As a language educator with more than 30 years experience teaching Spanish at the university level, I know, and research shows, that embracing all languages enriches schools, communities and businesses.
Yet deeply ingrained in U.S. culture is the problematic notion that being a monolingual English speaker should be the norm. Indeed, an overwhelming majority of people (78.3%) in the U.S. speak English only, according to the U.S. Census Bureau.
However, a majority of those who speak languages other than English are bilingual and speak English “very well.” And a full 17% of immigrants in the U.S. speak English only. Clearly, English is in no danger in this country from the presence of people who also speak many other languages.
A recent international survey of more than 20 countries, conducted by the Pew Research Center, asked what makes a person truly belong to a country. The top response (91%) was “being able to speak their country’s most common language.” The response of participants from the U.S. was lower (78%) but still high.
Trump — who is monolingual — has espoused throughout his career that speaking English equals belonging. In a 2015 Republican presidential primary debate, he said, “This is a country where we speak English, not Spanish.”
Nine years later, at a 2024 rally in Phoenix, he went further, claiming that non-English-speaking immigrants push out those who truly belong: “There are a lot of languages that we don’t have here. … And they’re sitting down in a school, taking a student’s place that might be a hardworking good citizen, the child of citizens. And they’re taking their place.”
That is not how public schools work, obviously; one student’s presence does not shove out another. School is precisely where immigrant youths need to be to learn English. In the fall of 2021, 10.6% of public school students in the United States were English learners, equaling 5.3 million students.
The deeper implication resonating from this administration is clear: If you do not speak English, even if you are learning it, you cannot be a “good citizen.” You do not belong.
It is not surprising, then, that the Spanish version of the White House’s website and social media accounts disappeared the day Trump took office. Even if it is true that a Spanish version is in the works, that stands in stark contrast to the preparedness with which this administration launched its priorities in the first hours and days with a spray of prewritten executive orders and policy plans.
The bigger problem is that these beliefs about languages translate into action. Research shows that negative attitudes about the way people speak English, let alone another language, results in bias and discrimination, “(exacerbating) existing prejudices towards minority communities.”
Studies have found discriminatory hiring practices against job candidates with “nonstandard” accents and bias in artificial intelligence against nonnative English writers.
Even worse, this conflation of language and belonging is tied to deportation efforts. This is not new. During Trump’s first presidency, a Manhattan lawyer was recorded threatening to call Immigration and Customs Enforcement on workers who spoke Spanish, and two women in Montana were detained by a Border Patrol agent for speaking Spanish.
The official mechanisms for raids, detention and deportation have recently ramped up even more. At the top of the ICE website, in red, a button encourages people to “Report Crime” and provides a phone number for reporting “suspicious activity.”
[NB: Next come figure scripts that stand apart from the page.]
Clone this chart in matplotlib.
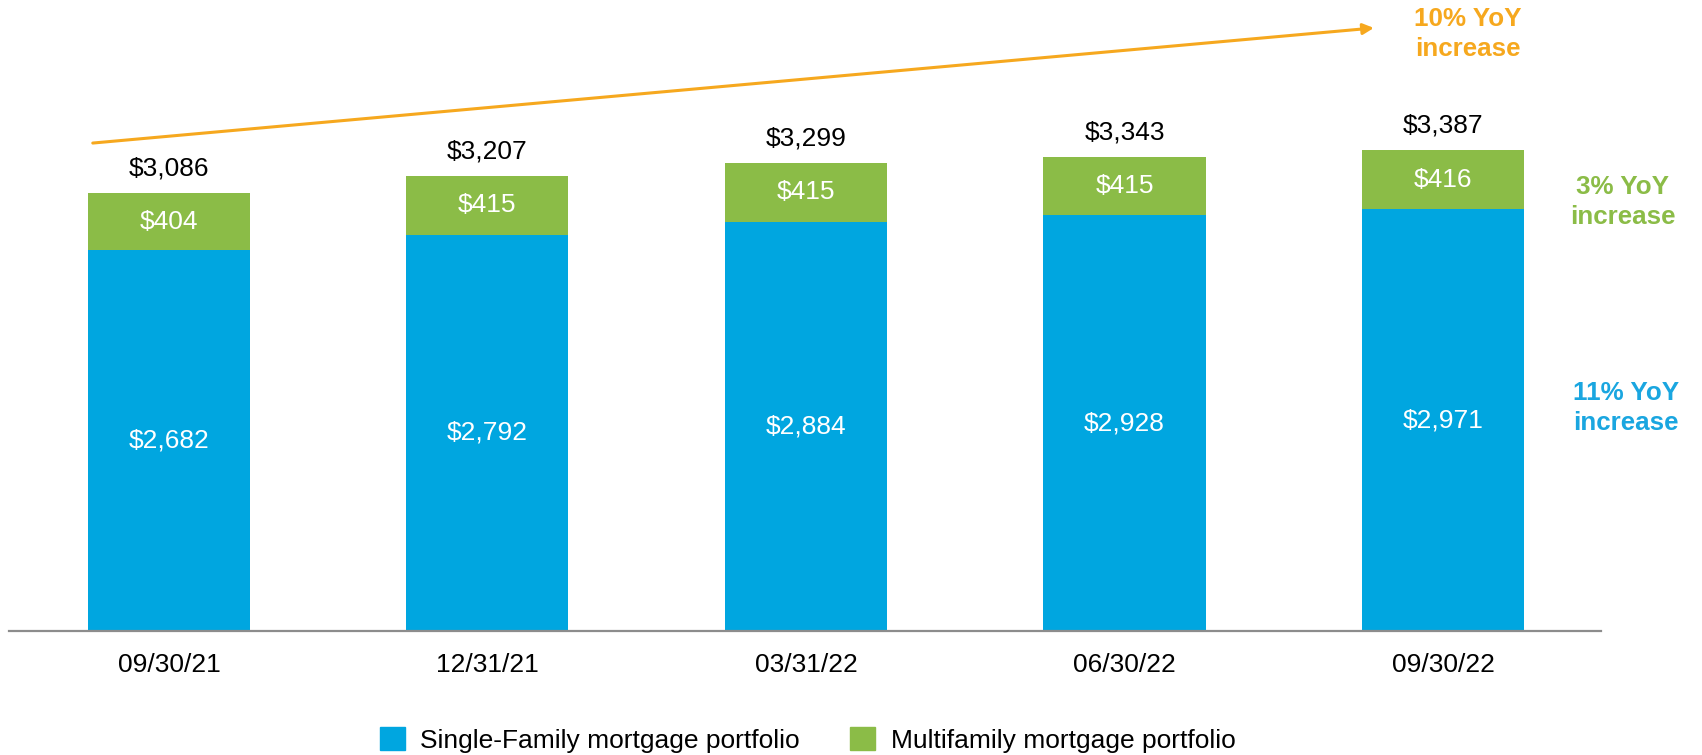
import matplotlib
matplotlib.use("Agg")
import matplotlib.pyplot as plt
import numpy as np
from matplotlib.patches import Patch

plt.rcParams['font.family'] = ['Liberation Sans', 'DejaVu Sans']

dates = ["09/30/21", "12/31/21", "03/31/22", "06/30/22", "09/30/22"]
single_family = [2682, 2792, 2884, 2928, 2971]
multifamily = [404, 415, 415, 415, 416]
totals = [3086, 3207, 3299, 3343, 3387]

blue = '#00A6E0'
green = '#8BBC47'
orange = '#F6A81E'

fig = plt.figure(figsize=(17.02, 7.55), dpi=100)
ax = fig.add_axes([9 / 1702, 124 / 755, (1601 - 9) / 1702, 631 / 755])

x = np.arange(len(dates))
w = 0.509
ax.bar(x, single_family, width=w, color=blue, zorder=2)
ax.bar(x, multifamily, width=w, bottom=single_family, color=green, zorder=2)

for i in range(len(dates)):
    ax.text(x[i], single_family[i] / 2, "${:,}".format(single_family[i]),
            ha='center', va='center', color='white', fontsize=19)
    ax.text(x[i], single_family[i] + multifamily[i] / 2, "${:,}".format(multifamily[i]),
            ha='center', va='center', color='white', fontsize=19)
    ax.annotate("${:,}".format(totals[i]), (x[i], totals[i]), xytext=(0, 17.5),
                textcoords='offset points', ha='center', va='center',
                color='black', fontsize=19)

ax.set_xlim(-0.502, 4.496)
ax.set_ylim(0, 4446)
for s in ['top', 'right', 'left']:
    ax.spines[s].set_visible(False)
ax.spines['bottom'].set_color('#8c8c8c')
ax.spines['bottom'].set_linewidth(1.6)
ax.set_yticks([])
ax.set_xticks(x)
ax.set_xticklabels(dates, fontsize=19)
ax.tick_params(axis='x', length=0, pad=16)

# growth arrow
ax.annotate("", xy=(3.783, 4249), xytext=(-0.239, 3438),
            arrowprops=dict(arrowstyle='-|>', color=orange, lw=2.2,
                            mutation_scale=16, shrinkA=0, shrinkB=0),
            annotation_clip=False)

fig.text(1468 / 1702, 1 - 34 / 755, "10% YoY\nincrease", ha='center', va='center',
         color=orange, fontsize=18.7, fontweight='bold', linespacing=1.3)
fig.text(1623 / 1702, 1 - 202 / 755, "3% YoY\nincrease", ha='center', va='center',
         color=green, fontsize=18.7, fontweight='bold', linespacing=1.3)
fig.text(1626 / 1702, 1 - 408 / 755, "11% YoY\nincrease", ha='center', va='center',
         color='#1AA6E0', fontsize=18.7, fontweight='bold', linespacing=1.3)

handles = [Patch(color=blue, label="Single-Family mortgage portfolio"),
           Patch(color=green, label="Multifamily mortgage portfolio")]
fig.legend(handles=handles, loc='center', bbox_to_anchor=(807.5 / 1702, 15 / 755),
           ncol=2, frameon=False, fontsize=19, handlelength=0.95, handleheight=0.95,
           handletextpad=0.57, columnspacing=1.93, borderpad=0)

plt.savefig('out.png', dpi=100)
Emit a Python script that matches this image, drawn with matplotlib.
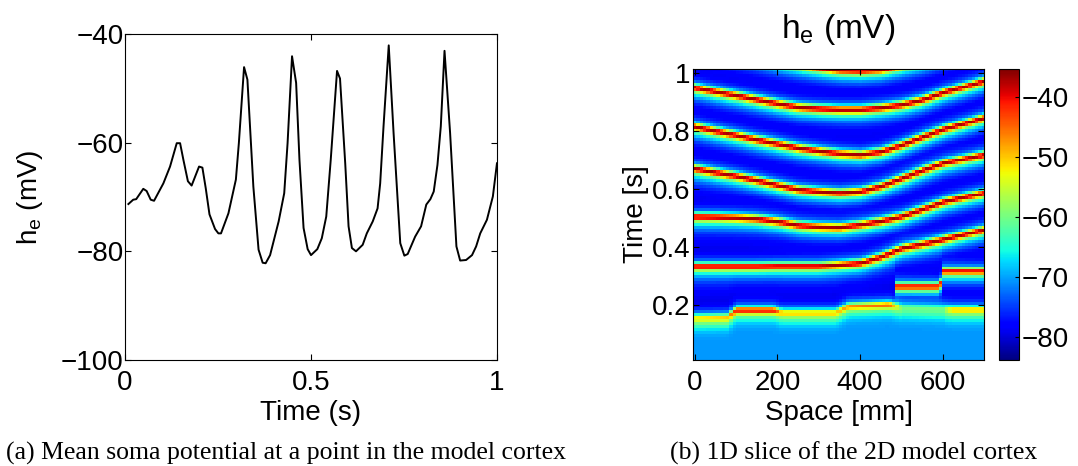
import matplotlib
matplotlib.use("Agg")
import matplotlib.pyplot as plt
import numpy as np

plt.rcParams['font.family'] = ['Liberation Sans', 'DejaVu Sans']
plt.rcParams['mathtext.fontset'] = 'custom'
plt.rcParams['mathtext.rm'] = 'Liberation Sans'
plt.rcParams['mathtext.it'] = 'Liberation Sans'
plt.rcParams['mathtext.default'] = 'regular'
plt.rcParams['font.size'] = 20

# (a) potential at one point
time_s = [0.009, 0.022, 0.030, 0.049, 0.058, 0.069, 0.078, 0.103, 0.121, 0.139,
          0.148, 0.157, 0.169, 0.179, 0.199, 0.208, 0.217, 0.227, 0.242, 0.251,
          0.258, 0.278, 0.298, 0.306, 0.320, 0.329, 0.345, 0.359, 0.370, 0.378,
          0.390, 0.413, 0.428, 0.437, 0.449, 0.460, 0.469, 0.480, 0.491, 0.500,
          0.517, 0.529, 0.541, 0.553, 0.570, 0.578, 0.592, 0.601, 0.610, 0.621,
          0.639, 0.650, 0.666, 0.679, 0.686, 0.695, 0.709, 0.722, 0.740, 0.751,
          0.760, 0.780, 0.796, 0.810, 0.821, 0.830, 0.840, 0.849, 0.859, 0.874,
          0.891, 0.901, 0.917, 0.933, 0.944, 0.955, 0.973, 0.989, 1.000]
he_mv = [-71.3, -70.5, -70.4, -68.5, -68.9, -70.5, -70.7, -67.5, -64.4, -60.1,
         -60.1, -63.2, -67.1, -67.9, -64.4, -64.6, -68.4, -73.2, -75.9, -76.7,
         -76.7, -73.0, -66.8, -60.1, -46.1, -48.4, -68.1, -79.7, -82.1, -82.2,
         -80.7, -74.5, -69.3, -60.1, -44.1, -49.0, -63.2, -75.7, -79.6, -80.7,
         -79.6, -77.6, -73.6, -63.2, -46.8, -48.2, -63.8, -75.4, -79.4, -80.0,
         -78.8, -76.7, -74.5, -72.1, -67.5, -57.0, -42.1, -58.2, -78.5, -80.8,
         -80.5, -77.3, -75.4, -71.4, -70.4, -69.0, -64.1, -57.0, -43.1, -58.2,
         -79.1, -81.7, -81.6, -80.7, -79.1, -76.7, -74.2, -69.9, -63.8]

# (b) arrival time of each wave front along the slice
space_mm = [0, 50, 100, 150, 200, 250, 300, 350, 400, 450, 500, 550, 600, 650, 700]
front2_s = [0.332, 0.332, 0.332, 0.332, 0.333, 0.333, 0.333, 0.338, 0.344, 0.365,
            0.394, 0.408, 0.424, 0.442, 0.459]
front3_s = [0.503, 0.502, 0.500, 0.496, 0.487, 0.474, 0.469, 0.467, 0.476, 0.488,
            0.504, 0.528, 0.553, 0.570, 0.585]
front4_s = [0.668, 0.655, 0.643, 0.628, 0.612, 0.597, 0.590, 0.585, 0.590, 0.608,
            0.635, 0.662, 0.687, 0.702, 0.717]
front5_s = [0.812, 0.797, 0.783, 0.768, 0.754, 0.740, 0.730, 0.721, 0.717, 0.727,
            0.750, 0.777, 0.803, 0.823, 0.844]
front6_s = [0.947, 0.933, 0.920, 0.906, 0.892, 0.880, 0.875, 0.872, 0.872, 0.878,
            0.888, 0.905, 0.930, 0.950, 0.971]
front7_s = [1.100, 1.085, 1.070, 1.055, 1.040, 1.028, 1.017, 1.008, 1.006, 1.010,
            1.025, 1.040, 1.060, 1.080, 1.100]
wave_peak_mv = -37.0

# early, weaker front
first_mm = [0, 80, 100, 190, 210, 340, 370, 470, 500, 600, 620, 700]
first_s = [0.153, 0.155, 0.180, 0.180, 0.171, 0.171, 0.194, 0.200, 0.190, 0.185, 0.182, 0.182]
first_peak_mv = [-52, -50, -40, -40, -50, -50, -47, -44, -60, -60, -50, -50]

# extra front on the right side only
branch_mm = [485, 590, 600, 700]
branch_s = [0.263, 0.263, 0.315, 0.315]
branch_peak_mv = -40.0

x_cols = np.arange(0, 700, 8)
t_rows = 0.01 + (np.arange(100) + 0.5) * (1.005 / 100)

fronts = []
fronts.append((np.interp(x_cols, first_mm, first_s), np.interp(x_cols, first_mm, first_peak_mv),
               np.ones_like(x_cols, dtype=bool)))
fronts.append((np.interp(x_cols, branch_mm, branch_s), np.full(x_cols.shape, branch_peak_mv),
               x_cols >= branch_mm[0]))
for fr in [front2_s, front3_s, front4_s, front5_s, front6_s, front7_s]:
    fronts.append((np.interp(x_cols, space_mm, fr), np.full(x_cols.shape, wave_peak_mv),
                   np.ones_like(x_cols, dtype=bool)))

field = np.zeros((len(t_rows), len(x_cols)))
w_core = 0.012
w_halo = 0.035
halo_mv = 13.0
for j in range(len(x_cols)):
    ts = sorted([(f[0][j], f[1][j]) for f in fronts if f[2][j]])
    times = np.array([a for a, b in ts])
    peaks = np.array([b for a, b in ts])
    for i, t in enumerate(t_rows):
        prev = times[times <= t]
        nxt = times[times > t]
        if len(prev) == 0:
            base = -70.5
        else:
            since = t - prev[-1]
            if len(nxt):
                f = since / (nxt[0] - prev[-1])
            else:
                f = min(since / 0.14, 1.0)
            base = -82.0 + 11.0 * f ** 1.5
        dt = t - times
        amp = np.maximum(peaks - base, 0)
        halo = np.minimum(halo_mv, amp) * np.exp(-(dt / w_halo) ** 2)
        core = (amp - np.minimum(halo_mv, amp)) * np.exp(-(dt / w_core) ** 2)
        field[i, j] = base + np.max(core + halo)

fig = plt.figure(figsize=(10.78, 4.66), dpi=100)

ax1 = fig.add_axes([0.116, 0.2275, 0.345, 0.6996])
ax1.plot(time_s, he_mv, color='black', lw=1.4)
ax1.set_xlim(0, 1)
ax1.set_ylim(-100, -40)
ax1.set_xticks([0, 0.5, 1])
ax1.set_xticklabels(['0', '0.5', '1'])
ax1.set_yticks([-100, -80, -60, -40])
ax1.set_xlabel('Time (s)', labelpad=3)
ax1.set_ylabel('h$_e$ (mV)')
ax1.yaxis.set_label_coords(-0.215, 0.5)
ax1.tick_params(direction='in', top=True, right=True, length=4, width=0.8)
ax1.tick_params(axis='x', pad=7)
ax1.tick_params(axis='y', pad=1)
for s in ax1.spines.values():
    s.set_linewidth(0.8)

ax2 = fig.add_axes([0.6429, 0.2275, 0.27, 0.6245])
im = ax2.imshow(field, cmap='jet', vmin=-83.8, vmax=-35.3, origin='lower', aspect='auto',
                interpolation='nearest', extent=[-4, 700, 0.01, 1.015])
ax2.set_xticks([0, 200, 400, 600])
ax2.set_yticks([0.2, 0.4, 0.6, 0.8, 1])
ax2.set_yticklabels(['0.2', '0.4', '0.6', '0.8', '1'])
ax2.set_xlabel('Space [mm]', labelpad=3)
ax2.set_ylabel('Time [s]', labelpad=2)
ax2.set_title('h$_e$ (mV)', pad=22)
ax2.tick_params(direction='in', top=True, right=True, length=4, width=0.8)
ax2.tick_params(axis='x', pad=7)
ax2.tick_params(axis='y', pad=2)
for s in ax2.spines.values():
    s.set_linewidth(0.8)

cax = fig.add_axes([0.9267, 0.2275, 0.01855, 0.6245])
cb = fig.colorbar(im, cax=cax, ticks=[-80, -70, -60, -50, -40])
cb.ax.tick_params(direction='in', length=3, width=0.8, pad=2)
cb.outline.set_linewidth(0.8)

fig.text(0.265, 0.013, '(a) Mean soma potential at a point in the model cortex',
         family='Liberation Serif', fontsize=18.5, ha='center', va='baseline')
fig.text(0.792, 0.013, '(b) 1D slice of the 2D model cortex',
         family='Liberation Serif', fontsize=18.5, ha='center', va='baseline')

fig.savefig('out.png', dpi=100)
The problem is that speaking Spanish has so thoroughly been cast as a “suspicious activity” that fears swirl around claims that U.S. citizens are detained for speaking it in public.
To be sure, speaking English in the U.S. benefits immigrants. That is why around 900,000 adults in the U.S. are enrolled in English classes. But if learning a language were quick and easy, far fewer Americans would be monolingual themselves.
On the first day of this new semester at my university, and the second day of Trump’s administration, a student emailed me to say she would miss class while she and her family huddled in Chicago where a massive federal deportation operation was announced.
That same day, a former student reached out to me and wrote that “speaking Spanish is a core part of my career as a humanitarian immigration attorney in Chicago — where 90% of my clients speak exclusively Spanish.”
Speaking Spanish and other languages in the U.S. must be a point of orgullo — pride — not a cause of terror.
Annie Abbott is an associate teaching professor of Spanish at the University of Illinois and a public voices fellow of The OpEd Project.